When Aleppo falls it will also mark the virtual extinguishing of the moderate nationalist Syrian opposition forces, who are retreating to Idlib, the last rebel-controlled city of any size, which is dominated by the Syrian branch of Al Qaeda.

Meanwhile, Assad’s forces and, more importantly their Russian allies, have largely left ISIS alone while they pound Aleppo to rubble. ISIS has taken advantage of this opportunity, recapturing the city of Palmyra and in the process grabbing up Russian rocket launchers and surface-to-air missile batteries left behind when the Russian garrison pulled out to focus its efforts elsewhere.

Russian military officials have scoffed at the idea that these weapons threaten the US-led coalition that has continued to battle ISIS while the Russian and Syrian militaries have been fighting everyone but.

In a press release, the Institute for the Study of War, which has been tracking the fight for Aleppo from the beginning, succinctly summarizes the implications of the endgame we now seeing unfold:

Eastern Aleppo’s imminent fall – to a coalition that includes Russia and Iran and its various proxies – will accelerate the war’s destabilizing effects. Jihadists will further improve their position within the Syrian opposition. Fighters aligned with Syrian President Bashar al-Assad will continue committing atrocities against civilians. The United States, its allies, and its international partners must now confront this new, yet predictable, phase in the Syrian war.

This is the natural result of a strategy that I first wrote about back in early October 2015, right after Russia began launching airstrikes in support of the Syrian military. From the beginning it was clear that Russian Pres. Vladimir Putin’s strategy was to clear the field of the “moderate” rebels, turning the civil war into a showdown between Assad and ISIS.

As I wrote back then, assuming the strategy works, it presents the rest of the world, and the United States in particular, with the impossible choice of backing Russia’s longtime ally or seeing the country fall to the Islamic State:

If the other Syrian insurgent groups are smashed between a Russian hammer and the ISIS anvil, then the failure of Putin’s strategy will mean victory for ISIS. And that’s a result that everyone else with interests in the outcome of the Syrian civil war will be loathe to accept.

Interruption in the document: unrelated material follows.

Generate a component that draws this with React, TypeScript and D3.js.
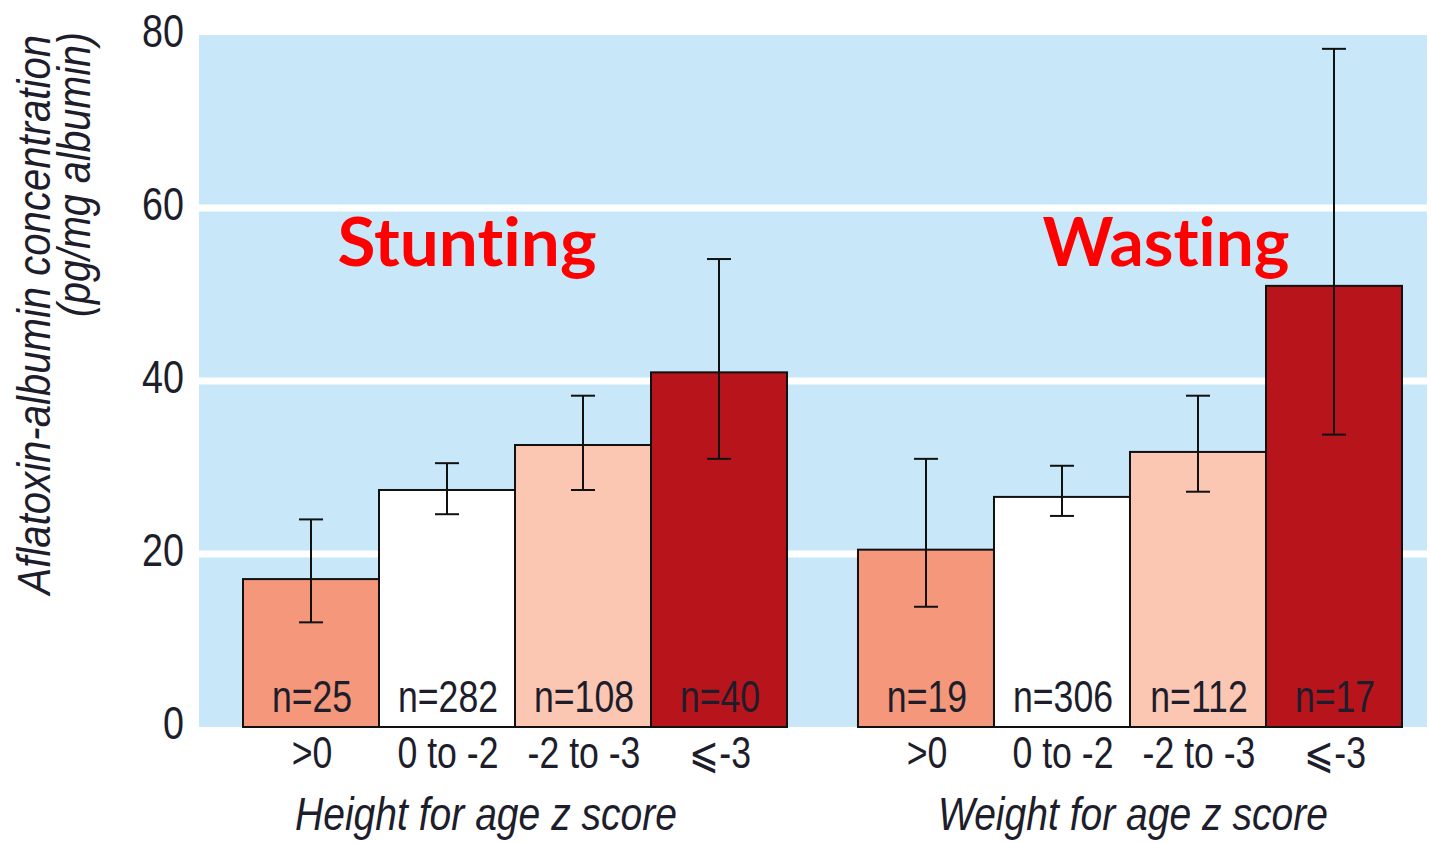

If the choice is between Assad and ISIS, then Obama’s “managed transition” is much more likely to turn into a full on regime restoration. Just what Putin wants.

With President Obama committed to defeating ISIS, and, crucially, seeing Assad removed from power, there was still the possibility of a different outcome, no matter how unlikely it seemed on the ground.

But with Donald Trump in the White House? Assad expects a transformed relationship between Syria, under his leadership, and Washington. Don’t take my word for it though. Take it from Assad himself:

Trump’s statements were clear during his campaign in relation to fighting terrorism, non-intervention against states in order to depose governments, as the United States has been doing for decades. This is good, but this depends on Trump’s will to carry on with this approach, and his ability to do that.

We know that there are powerful lobbies in the United States which stood against Trump and they will exert their utmost pressure, when he is in office, to push him towards retracting what he said in this area and in other areas as well. Otherwise, he will have a confrontation with these lobbies in the Congress, in the Senate, in the media, and in the industrial lobbies which gain from wars, like what happened in Iraq and Yemen recently.

That’s why if Trump was able to overcome all these obstacles and really act against terrorism, I believe that he will be our natural ally and your natural ally.

If Assad is right, a Trump presidency will contribute not just to his victory in Syria, but to Russia’s as well. No wonder Putin wanted him to win the election.